Recordkeeping and documentation: your best defense
Keep a master file (digital + physical) with:
- Original will and estate court filings
- Death certificate copies
- Asset inventory with account statements and appraisals
- Copies of all correspondence with beneficiaries, creditors, and professionals
- Bank statements for the estate account and canceled checks
- Receipts for estate expenses
In my experience, executors who assume “I’ll remember later” end up answering court questions and facing beneficiary disputes. Meticulous records are the simplest way to limit personal liability and demonstrate prudent administration.
Tax responsibilities and common deadlines
- File the decedent’s final individual Form 1040 for the year of death and pay any tax due.
- If the estate generates income after death, file Form 1041 for the estate; an EIN is required. See IRS instructions for executors on estate returns.
- An estate tax return (Form 706) is due nine months after the date of death unless you request an extension; check current IRS exemption amounts and rules each year. Because estate tax rules change, consult a tax advisor before making large distributions.
When probate is required — and when it may be avoided
Not every estate requires a full probate. Small‑estate procedures, beneficiary‑payable-on-death accounts, jointly titled property, and trust assets can pass without probate. For a deeper primer on the probate process and strategies to limit probate, see our glossary entries on Probate 101: What to Expect and How to Avoid It and Probate Process.
Working with professionals: who to hire and when
- Estate attorney: essential for complex estates, contested wills, or unclear title problems. They can file court paperwork and guide you on local procedures.
- CPA or enrolled agent: useful for tax return preparation, especially if the estate has ongoing income, capital gains, or potential estate tax liability.
- Appraisers and real estate agents: for market valuations of property or business interests.
In practice, a single bad valuation or missed tax filing creates delays and extra costs. Early professional help commonly saves time and legal exposure later.
Communication: keep it consistent and factual
Draft a simple initial communication to beneficiaries that includes: your contact info, an estimate of the timeline, a note that distributions will follow after debts and taxes, and how they can submit questions or claims. Avoid legal promises (e.g., exact payout amounts) until you have a completed inventory and debts evaluated. Clear, calm updates reduce family friction.
Common mistakes to avoid
- Distributing assets before clearing debts and taxes. If a later creditor claim appears, the executor may be personally liable.
- Ignoring required notices to creditors or failing to publish notices where required by state law.
- Commingling estate funds with personal accounts.
- Failing to get professional valuations for significant assets.
Special situations
- No will (intestate): state intestacy laws govern distributions. The court will appoint an administrator — often a close relative.
- Contested will or beneficiary dispute: notify counsel immediately; don’t act on claims that could trigger litigation.

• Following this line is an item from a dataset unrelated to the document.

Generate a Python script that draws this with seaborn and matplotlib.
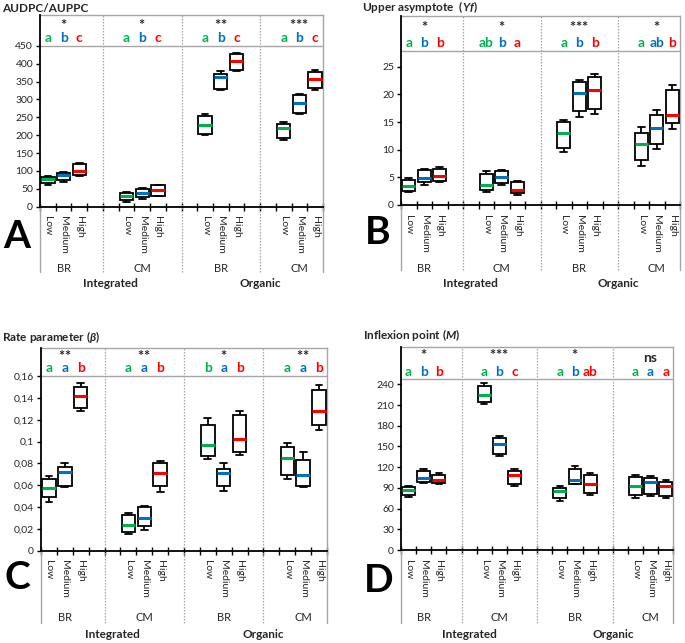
import numpy as np
import pandas as pd
import matplotlib
matplotlib.use("Agg")
import matplotlib.pyplot as plt
from matplotlib.ticker import FuncFormatter
import seaborn as sns

sns.set_style("white")
plt.rcParams["font.family"] = ["Lato", "DejaVu Sans"]
plt.rcParams["mathtext.fontset"] = "custom"
plt.rcParams["mathtext.it"] = "Lato:italic:bold"
plt.rcParams["mathtext.rm"] = "Lato:bold"
plt.rcParams["mathtext.bf"] = "Lato:bold"

# ---------------- data ----------------
levels = ["Low", "Medium", "High"]
groups = ["BR", "CM", "BR", "CM"]
systems = ["Integrated", "Organic"]
level_colors = ["#00B050", "#0070C0", "#FF0000"]

# five-number summaries [min, q1, median, q3, max]; rows = groups, cols = levels
audpc_stats = [
    [[60, 65, 77, 84, 86], [70, 74, 89, 94, 96], [87, 90, 100, 120, 123]],
    [[14, 18, 29, 38, 41], [22, 26, 38, 50, 53], [30, 31, 46, 60, 62]],
    [[200, 203, 229, 254, 258], [327, 330, 362, 372, 379], [379, 382, 406, 427, 431]],
    [[186, 192, 221, 232, 237], [259, 261, 289, 311, 314], [327, 333, 357, 377, 383]],
]
audpc_letters = [["a", "b", "c"], ["a", "b", "c"], ["a", "b", "c"], ["a", "b", "c"]]
audpc_sig = ["*", "*", "**", "***"]

yf_stats = [
    [[2.3, 2.6, 3.5, 4.5, 4.9], [3.7, 4.1, 4.9, 6.3, 6.6], [4.1, 4.4, 5.3, 6.6, 6.9]],
    [[2.3, 2.7, 3.6, 5.7, 6.1], [3.7, 4.0, 5.1, 6.1, 6.4], [1.8, 2.2, 2.8, 4.1, 4.3]],
    [[9.6, 10.3, 13.1, 15.0, 15.3], [16.0, 17.1, 20.3, 22.2, 22.6], [16.4, 17.4, 20.9, 23.1, 23.7]],
    [[7.1, 8.1, 11.0, 13.0, 14.1], [10.2, 11.1, 14.0, 16.3, 17.2], [13.7, 14.8, 16.3, 20.8, 21.7]],
]
yf_letters = [["a", "b", "b"], ["ab", "b", "a"], ["a", "b", "b"], ["a", "ab", "b"]]
yf_sig = ["*", "*", "***", "*"]

beta_stats = [
    [[0.045, 0.049, 0.057, 0.066, 0.068], [0.058, 0.059, 0.072, 0.077, 0.080], [0.128, 0.131, 0.142, 0.150, 0.154]],
    [[0.015, 0.017, 0.024, 0.033, 0.035], [0.019, 0.023, 0.030, 0.040, 0.041], [0.054, 0.059, 0.071, 0.080, 0.082]],
    [[0.084, 0.087, 0.097, 0.115, 0.122], [0.055, 0.059, 0.071, 0.075, 0.080], [0.088, 0.090, 0.102, 0.124, 0.128]],
    [[0.066, 0.069, 0.085, 0.095, 0.099], [0.058, 0.059, 0.069, 0.083, 0.090], [0.111, 0.115, 0.128, 0.147, 0.152]],
]
beta_letters = [["a", "a", "b"], ["a", "a", "b"], ["b", "a", "b"], ["a", "a", "b"]]
beta_sig = ["**", "**", "*", "**"]

m_stats = [
    [[77, 80, 87, 91, 92], [97, 98, 104, 114, 118], [95, 97, 102, 109, 112]],
    [[211, 214, 224, 237, 242], [136, 139, 154, 162, 165], [93, 95, 108, 115, 118]],
    [[71, 75, 86, 90, 92], [95, 96, 102, 118, 121], [79, 82, 96, 108, 112]],
    [[76, 80, 93, 106, 108], [78, 81, 98, 104, 107], [75, 78, 92, 98, 102]],
]
m_letters = [["a", "b", "b"], ["a", "b", "c"], ["a", "b", "ab"], ["a", "a", "a"]]
m_sig = ["*", "***", "*", "ns"]

# ---------------- layout helpers ----------------
N_SLOTS = 18
order = []
for k in range(N_SLOTS):
    gi, li = divmod(k, 5)
    if li < 3:
        order.append(f"{systems[gi // 2]}-{groups[gi]}-{levels[li]}")
    else:
        order.append(" " * (k + 1))

W, H = 685, 643
fig = plt.figure(figsize=(W / 100, H / 100), dpi=100)

GRAY = "#A6A6A6"
TXT = "#262626"


def fmt_comma(v, pos):
    s = f"{v:.2f}".rstrip("0").rstrip(".")
    return s.replace(".", ",")


def star_text(sig):
    # each asterisk in its own group so mathtext adds no operator spacing;
    # mathtext gives a tight bounding box around the glyphs
    return "$" + "".join("{*}" for _ in sig) + "$"


panels = [
    dict(stats=audpc_stats, letters=audpc_letters, sig=audpc_sig, box=(40, 323, 15, 206.7),
         ylim=536, sep=450, ticks=np.arange(0, 451, 50), fmt=None,
         title="AUDPC/AUPPC", tpos=(2, 8.3), tag="A", tagpos=(16.5, 236.5),
         ylet=0.880, ystar=0.953, ext=-0.341, ygrp=-0.32, ysys=-0.403),
    dict(stats=yf_stats, letters=yf_letters, sig=yf_sig, box=(401, 680, 16, 205),
         ylim=34.2, sep=27.9, ticks=np.arange(0, 26, 5), fmt=None,
         title="Upper asymptote  ($Yf$)", tpos=(362, 7.3), tag="B", tagpos=(378, 232.5),
         ylet=0.857, ystar=0.947, ext=-0.344, ygrp=-0.335, ysys=-0.414),
    dict(stats=beta_stats, letters=beta_letters, sig=beta_sig, box=(41, 327, 347.7, 550.7),
         ylim=0.186, sep=0.16, ticks=np.arange(0, 0.161, 0.02), fmt=fmt_comma,
         title=r"Rate parameter ($\beta$)", tpos=(2, 336.7), tag="C", tagpos=(17.5, 577.5),
         ylet=0.901, ystar=0.964, ext=-0.356, ygrp=-0.327, ysys=-0.415),
    dict(stats=m_stats, letters=m_letters, sig=m_sig, box=(401, 673.3, 346.7, 550),
         ylim=294.5, sep=247.7, ticks=np.arange(0, 241, 30), fmt=None,
         title="Inflexion point ($M$)", tpos=(363, 335), tag="D", tagpos=(379, 580),
         ylet=0.877, ystar=0.964, ext=-0.359, ygrp=-0.334, ysys=-0.418),
]

for p in panels:
    l, r, t, b = p["box"]
    ax = fig.add_axes([l / W, 1 - b / H, (r - l) / W, (b - t) / H])

    rows = []
    for gi in range(4):
        for li in range(3):
            for v in p["stats"][gi][li]:
                rows.append(dict(slot=order[gi * 5 + li], level=levels[li], value=v))
    df = pd.DataFrame(rows)

    for li, lvl in enumerate(levels):
        sns.boxplot(data=df[df["level"] == lvl], x="slot", y="value", order=order,
                    width=0.85, whis=(0, 100), color="white", linecolor="black",
                    linewidth=1.3, showfliers=False,
                    medianprops=dict(color=level_colors[li], linewidth=2.2),
                    ax=ax, zorder=3)

    ax.set_xlim(-0.5, N_SLOTS - 0.5)
    ax.set_ylim(0, p["ylim"])
    ax.set_xlabel("")
    ax.set_ylabel("")

    # y axis
    ax.set_yticks(p["ticks"])
    if p["fmt"] is not None:
        ax.yaxis.set_major_formatter(FuncFormatter(p["fmt"]))
    ax.tick_params(axis="y", direction="out", length=3, width=1, color="black",
                   labelsize=7.5, labelcolor=TXT, pad=2, left=True)

    # x axis: boundary ticks and level labels
    ax.set_xticks(np.arange(-0.5, N_SLOTS, 1.0))
    ax.set_xticklabels([])
    centers = [gi * 5 + li for gi in range(4) for li in range(3)]
    ax.set_xticks(centers, minor=True)
    ax.set_xticklabels([levels[li] for gi in range(4) for li in range(3)], minor=True,
                       rotation=-90, va="top", ha="center")
    ax.tick_params(axis="x", which="major", direction="inout", length=6, width=1,
                   color="black", bottom=True)
    ax.tick_params(axis="x", which="minor", length=0, pad=7, labelsize=7.5,
                   labelcolor=TXT)

    for side in ["top", "right"]:
        ax.spines[side].set_color(GRAY)
        ax.spines[side].set_linewidth(1)
    for side in ["left", "bottom"]:
        ax.spines[side].set_color("black")
        ax.spines[side].set_linewidth(1.3)
        ax.spines[side].set_zorder(4)

    ax.axhline(p["sep"], color=GRAY, lw=1, zorder=2)

    xt = ax.get_xaxis_transform()
    for d in [3.5, 8.5, 13.5]:
        ax.plot([d, d], [p["ext"], 1], transform=xt, color=GRAY, lw=0.9,
                ls=(0, (1.2, 1.2)), clip_on=False, zorder=1)
    for d in [-0.5, N_SLOTS - 0.5]:
        ax.plot([d, d], [p["ext"], 0], transform=xt, color=GRAY, lw=1,
                clip_on=False, zorder=1)

    for gi in range(4):
        for li in range(3):
            ax.text(gi * 5 + li, p["ylet"], p["letters"][gi][li], transform=xt,
                    color=level_colors[li], ha="center", va="center",
                    fontsize=10, fontweight="bold")
        sig = p["sig"][gi]
        if sig == "ns":
            ax.text(gi * 5 + 1, 0.946, sig, transform=xt, color=TXT,
                    ha="center", va="center", fontsize=10, fontweight="bold")
        else:
            ax.text(gi * 5 + 1, p["ystar"], star_text(sig), transform=xt, color=TXT,
                    ha="center", va="center", fontsize=10.5)
        ax.text(gi * 5 + 1, p["ygrp"], groups[gi], transform=xt, color=TXT,
                ha="center", va="center", fontsize=8)
    ax.text(4.0, p["ysys"], systems[0], transform=xt, color=TXT, ha="center",
            va="center", fontsize=8.5, fontweight="bold")
    ax.text(13.5, p["ysys"], systems[1], transform=xt, color=TXT, ha="center",
            va="center", fontsize=8.5, fontweight="bold")

    fig.text(p["tpos"][0] / W, 1 - p["tpos"][1] / H, p["title"], ha="left",
             va="center", fontsize=8.5, fontweight="bold", color=TXT)
    fig.text(p["tagpos"][0] / W, 1 - p["tagpos"][1] / H, p["tag"], ha="center",
             va="center", fontsize=28, fontweight="bold", color="black")

fig.savefig("out.png", dpi=100)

- Digital assets: locate passwords and online account instructions; consider digital estate services and check platform policies for post‑mortem access.
Short FAQs
- How many death certificates should I order? Order 10–12 certified copies; some institutions require originals or certified copies for transfers.
- Do I need to notify the IRS? Yes — obtain an EIN for the estate, file required income and estate tax returns, and retain records. The IRS provides executor guidance on estate and gift tax matters.

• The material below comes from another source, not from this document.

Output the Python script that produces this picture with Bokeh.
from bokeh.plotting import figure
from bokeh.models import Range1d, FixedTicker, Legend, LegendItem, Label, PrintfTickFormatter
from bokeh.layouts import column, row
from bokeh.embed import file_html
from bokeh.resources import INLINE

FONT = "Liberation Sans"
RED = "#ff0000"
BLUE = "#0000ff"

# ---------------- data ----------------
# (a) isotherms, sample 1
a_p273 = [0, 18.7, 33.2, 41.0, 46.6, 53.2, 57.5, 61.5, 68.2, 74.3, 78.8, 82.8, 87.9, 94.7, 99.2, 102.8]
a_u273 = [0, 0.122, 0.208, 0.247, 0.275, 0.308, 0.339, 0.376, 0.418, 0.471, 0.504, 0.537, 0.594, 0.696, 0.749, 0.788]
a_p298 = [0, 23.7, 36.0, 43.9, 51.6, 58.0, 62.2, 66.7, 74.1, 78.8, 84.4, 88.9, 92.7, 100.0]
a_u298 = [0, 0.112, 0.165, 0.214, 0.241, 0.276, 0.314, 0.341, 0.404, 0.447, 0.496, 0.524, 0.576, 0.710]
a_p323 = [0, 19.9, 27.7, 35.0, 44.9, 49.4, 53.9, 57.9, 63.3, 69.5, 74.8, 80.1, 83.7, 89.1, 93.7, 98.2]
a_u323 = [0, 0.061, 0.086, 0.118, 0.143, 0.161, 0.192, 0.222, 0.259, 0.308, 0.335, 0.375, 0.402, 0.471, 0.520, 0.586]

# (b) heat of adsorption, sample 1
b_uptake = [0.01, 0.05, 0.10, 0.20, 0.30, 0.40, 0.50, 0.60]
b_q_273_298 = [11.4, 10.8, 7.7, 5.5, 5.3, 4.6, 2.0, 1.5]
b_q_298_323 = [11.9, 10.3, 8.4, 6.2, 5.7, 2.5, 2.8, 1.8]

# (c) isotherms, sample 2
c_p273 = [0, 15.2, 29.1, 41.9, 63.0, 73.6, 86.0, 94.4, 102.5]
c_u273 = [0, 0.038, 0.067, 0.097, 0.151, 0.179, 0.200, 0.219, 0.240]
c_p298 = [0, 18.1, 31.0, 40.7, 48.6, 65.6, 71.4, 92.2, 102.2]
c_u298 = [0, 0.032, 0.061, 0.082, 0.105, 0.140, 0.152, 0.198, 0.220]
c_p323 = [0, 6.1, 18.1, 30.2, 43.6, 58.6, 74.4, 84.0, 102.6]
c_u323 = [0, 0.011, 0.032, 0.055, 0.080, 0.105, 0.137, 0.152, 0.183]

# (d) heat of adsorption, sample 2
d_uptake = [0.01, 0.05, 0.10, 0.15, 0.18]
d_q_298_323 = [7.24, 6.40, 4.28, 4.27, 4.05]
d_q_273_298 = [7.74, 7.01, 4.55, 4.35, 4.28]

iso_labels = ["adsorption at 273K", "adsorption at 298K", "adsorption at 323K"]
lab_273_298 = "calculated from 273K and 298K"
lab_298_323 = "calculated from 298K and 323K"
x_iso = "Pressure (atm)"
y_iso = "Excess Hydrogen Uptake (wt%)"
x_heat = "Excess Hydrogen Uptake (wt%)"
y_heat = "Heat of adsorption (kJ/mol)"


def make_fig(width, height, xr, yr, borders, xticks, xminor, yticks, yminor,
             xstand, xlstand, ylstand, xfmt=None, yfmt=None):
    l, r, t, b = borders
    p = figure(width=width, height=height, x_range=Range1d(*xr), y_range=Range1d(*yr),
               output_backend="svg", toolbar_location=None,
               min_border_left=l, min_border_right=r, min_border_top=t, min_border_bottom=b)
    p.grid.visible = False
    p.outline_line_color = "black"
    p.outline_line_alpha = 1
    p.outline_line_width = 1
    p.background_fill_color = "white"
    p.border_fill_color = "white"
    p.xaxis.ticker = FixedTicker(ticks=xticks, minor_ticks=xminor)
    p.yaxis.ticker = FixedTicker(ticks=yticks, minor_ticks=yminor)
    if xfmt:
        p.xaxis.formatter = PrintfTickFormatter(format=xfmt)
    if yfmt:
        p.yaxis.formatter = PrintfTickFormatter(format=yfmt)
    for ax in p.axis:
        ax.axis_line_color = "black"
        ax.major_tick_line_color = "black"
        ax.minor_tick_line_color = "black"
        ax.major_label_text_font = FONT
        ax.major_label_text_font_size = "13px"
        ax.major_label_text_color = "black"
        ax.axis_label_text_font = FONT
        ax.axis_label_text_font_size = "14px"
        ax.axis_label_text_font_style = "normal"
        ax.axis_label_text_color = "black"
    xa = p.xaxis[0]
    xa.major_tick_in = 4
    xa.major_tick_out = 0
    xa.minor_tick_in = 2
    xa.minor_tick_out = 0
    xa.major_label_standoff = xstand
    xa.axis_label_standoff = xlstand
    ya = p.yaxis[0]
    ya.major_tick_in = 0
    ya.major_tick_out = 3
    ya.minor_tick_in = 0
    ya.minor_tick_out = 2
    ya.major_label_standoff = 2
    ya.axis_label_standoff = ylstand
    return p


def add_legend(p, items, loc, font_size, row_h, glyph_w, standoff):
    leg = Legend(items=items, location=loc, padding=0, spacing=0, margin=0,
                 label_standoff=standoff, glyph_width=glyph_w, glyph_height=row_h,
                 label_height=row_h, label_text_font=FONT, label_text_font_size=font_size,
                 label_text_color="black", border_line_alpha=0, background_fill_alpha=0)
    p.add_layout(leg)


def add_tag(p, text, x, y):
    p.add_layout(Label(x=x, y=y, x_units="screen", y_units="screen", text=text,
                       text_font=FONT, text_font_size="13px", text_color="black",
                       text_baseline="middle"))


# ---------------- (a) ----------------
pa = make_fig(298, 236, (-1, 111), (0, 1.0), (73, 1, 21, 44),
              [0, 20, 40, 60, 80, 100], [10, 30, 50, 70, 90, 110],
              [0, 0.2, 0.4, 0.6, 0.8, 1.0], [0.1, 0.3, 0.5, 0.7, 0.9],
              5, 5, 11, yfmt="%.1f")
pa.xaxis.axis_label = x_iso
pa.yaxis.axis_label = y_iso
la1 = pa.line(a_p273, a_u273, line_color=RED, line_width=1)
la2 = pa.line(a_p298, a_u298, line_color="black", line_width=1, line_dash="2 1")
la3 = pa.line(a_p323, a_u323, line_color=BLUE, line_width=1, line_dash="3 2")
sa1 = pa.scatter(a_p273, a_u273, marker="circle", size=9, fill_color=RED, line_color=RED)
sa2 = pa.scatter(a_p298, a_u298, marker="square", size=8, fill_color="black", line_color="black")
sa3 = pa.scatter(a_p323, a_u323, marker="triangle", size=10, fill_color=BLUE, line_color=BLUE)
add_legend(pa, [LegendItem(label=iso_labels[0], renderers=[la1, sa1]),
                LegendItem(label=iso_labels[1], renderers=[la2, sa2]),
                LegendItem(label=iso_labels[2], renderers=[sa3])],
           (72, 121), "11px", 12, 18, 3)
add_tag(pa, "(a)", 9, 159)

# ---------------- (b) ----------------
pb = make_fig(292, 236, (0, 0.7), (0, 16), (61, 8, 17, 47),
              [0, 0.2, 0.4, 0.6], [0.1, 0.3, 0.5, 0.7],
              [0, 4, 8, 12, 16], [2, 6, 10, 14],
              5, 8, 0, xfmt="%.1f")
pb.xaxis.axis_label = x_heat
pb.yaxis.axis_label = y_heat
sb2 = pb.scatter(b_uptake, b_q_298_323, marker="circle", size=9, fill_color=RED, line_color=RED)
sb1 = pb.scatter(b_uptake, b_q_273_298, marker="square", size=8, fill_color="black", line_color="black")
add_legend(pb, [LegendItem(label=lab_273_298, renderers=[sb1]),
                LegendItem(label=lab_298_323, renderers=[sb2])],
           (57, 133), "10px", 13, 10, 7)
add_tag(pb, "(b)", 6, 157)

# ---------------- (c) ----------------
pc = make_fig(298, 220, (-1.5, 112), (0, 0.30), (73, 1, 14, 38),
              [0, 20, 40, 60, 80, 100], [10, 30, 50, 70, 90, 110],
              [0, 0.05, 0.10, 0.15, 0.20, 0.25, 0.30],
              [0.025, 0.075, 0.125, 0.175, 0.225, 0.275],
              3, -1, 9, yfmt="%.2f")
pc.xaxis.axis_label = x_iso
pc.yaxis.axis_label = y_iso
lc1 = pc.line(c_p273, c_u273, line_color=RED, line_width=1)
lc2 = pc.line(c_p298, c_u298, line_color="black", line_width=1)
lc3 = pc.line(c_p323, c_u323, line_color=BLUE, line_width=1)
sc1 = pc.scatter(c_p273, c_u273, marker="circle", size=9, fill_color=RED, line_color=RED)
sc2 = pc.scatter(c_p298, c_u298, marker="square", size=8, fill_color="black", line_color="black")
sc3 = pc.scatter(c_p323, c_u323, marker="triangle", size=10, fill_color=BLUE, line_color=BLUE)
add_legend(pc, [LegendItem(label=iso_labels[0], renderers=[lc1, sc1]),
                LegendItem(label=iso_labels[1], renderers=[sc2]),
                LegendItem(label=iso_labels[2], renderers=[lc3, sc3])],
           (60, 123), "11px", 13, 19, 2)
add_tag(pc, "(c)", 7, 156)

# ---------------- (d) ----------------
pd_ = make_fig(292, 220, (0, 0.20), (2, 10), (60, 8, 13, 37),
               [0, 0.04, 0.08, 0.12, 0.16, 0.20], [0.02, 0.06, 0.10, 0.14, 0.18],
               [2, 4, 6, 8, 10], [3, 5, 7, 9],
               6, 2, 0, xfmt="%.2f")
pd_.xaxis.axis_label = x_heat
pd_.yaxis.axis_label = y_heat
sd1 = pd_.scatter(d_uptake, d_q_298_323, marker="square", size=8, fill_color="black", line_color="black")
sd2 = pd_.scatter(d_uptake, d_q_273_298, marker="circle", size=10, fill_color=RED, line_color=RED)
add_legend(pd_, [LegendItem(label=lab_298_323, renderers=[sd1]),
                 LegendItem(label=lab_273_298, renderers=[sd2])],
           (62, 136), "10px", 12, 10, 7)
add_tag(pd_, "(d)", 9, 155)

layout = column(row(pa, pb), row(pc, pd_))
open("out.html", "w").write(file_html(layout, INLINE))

- Can I be paid for serving as executor? State laws vary. Many allow reasonable compensation; check your state statutes and the will’s provisions.
Final practical tips from experience
- Start a simple spreadsheet to track every asset and transaction from day one.
- Photograph high‑value personal property before moving it.
- Maintain a calm, neutral tone in beneficiary communications — emotional disputes often escalate when confidentiality is breached.
Resources and authoritative guidance
- IRS — estate and fiduciary tax rules and forms: https://www.irs.gov (search “estate tax,” “Form 706,” and “Form 1041”).
- Consumer Financial Protection Bureau — practical checklist “What to do when someone dies”: https://www.consumerfinance.gov/consumer-tools/when-someone-dies/.
Disclaimer
This guide is educational and does not replace legal or tax advice. Rules and filing thresholds change and vary by state; consult a qualified estate attorney or tax professional about specifics for your jurisdiction and the estate you administer.